Haig Street was named after General Sir Douglas Haig (1861-1928) who was quite a controversial figure.
He is often referred to as the Butcher of the Somme for his tactics there. Yet despite all the atrocious casualties his policies inflicted, the evidence is that he was much loved by his troops. He was famous for saying ‘the machine gun is a much overrated weapon’.
Haig came from a highly distinguished Scots family and served in the South African War in India as Chief of Staff, and then in the Great War of 1914-1918, commanding successfully the 1st Army Corps, the 1st Army and the British Expeditionary Force in France and Flanders. Haig led his army at Mons and the first battle of Ypres. Pershing claimed it was Haig who won the war. Haig later claimed that he kept on attacking the Germans because he had to keep the pressure on them. This was because the French Army was falling apart.
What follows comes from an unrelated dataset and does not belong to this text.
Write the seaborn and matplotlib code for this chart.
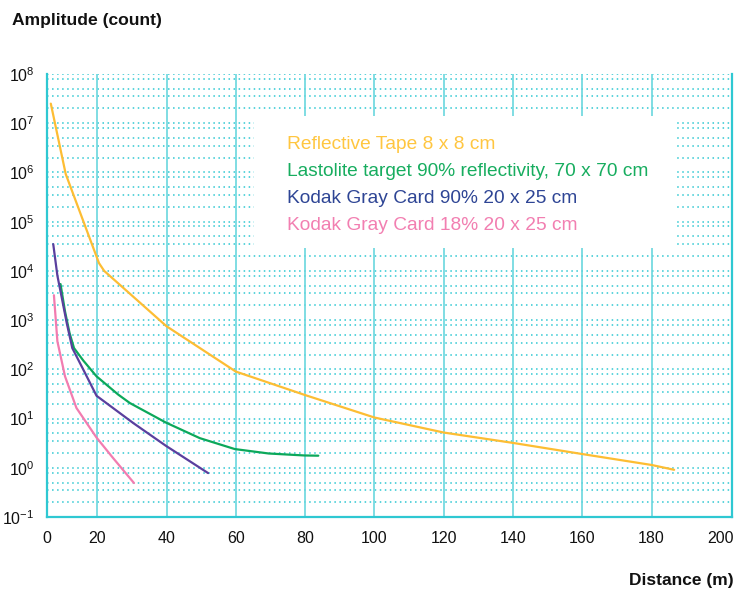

The pinnacle of his career was a General Officer Commander-in-Chief Great Britain in 1919.
For his wartime leadership, Haig was highly honoured at home and abroad, given £100,000 and presented by the people of the British Empire with the fishings of Bemersyde on Roxburghshire.
He devoted the rest of his life after leaving the Army in 1919 to ex-servicemen. Haig’s decisions and strategies during the Great War have been greatly criticised, the main charge being that he was too old and out of touch with contemporary methods of warfare.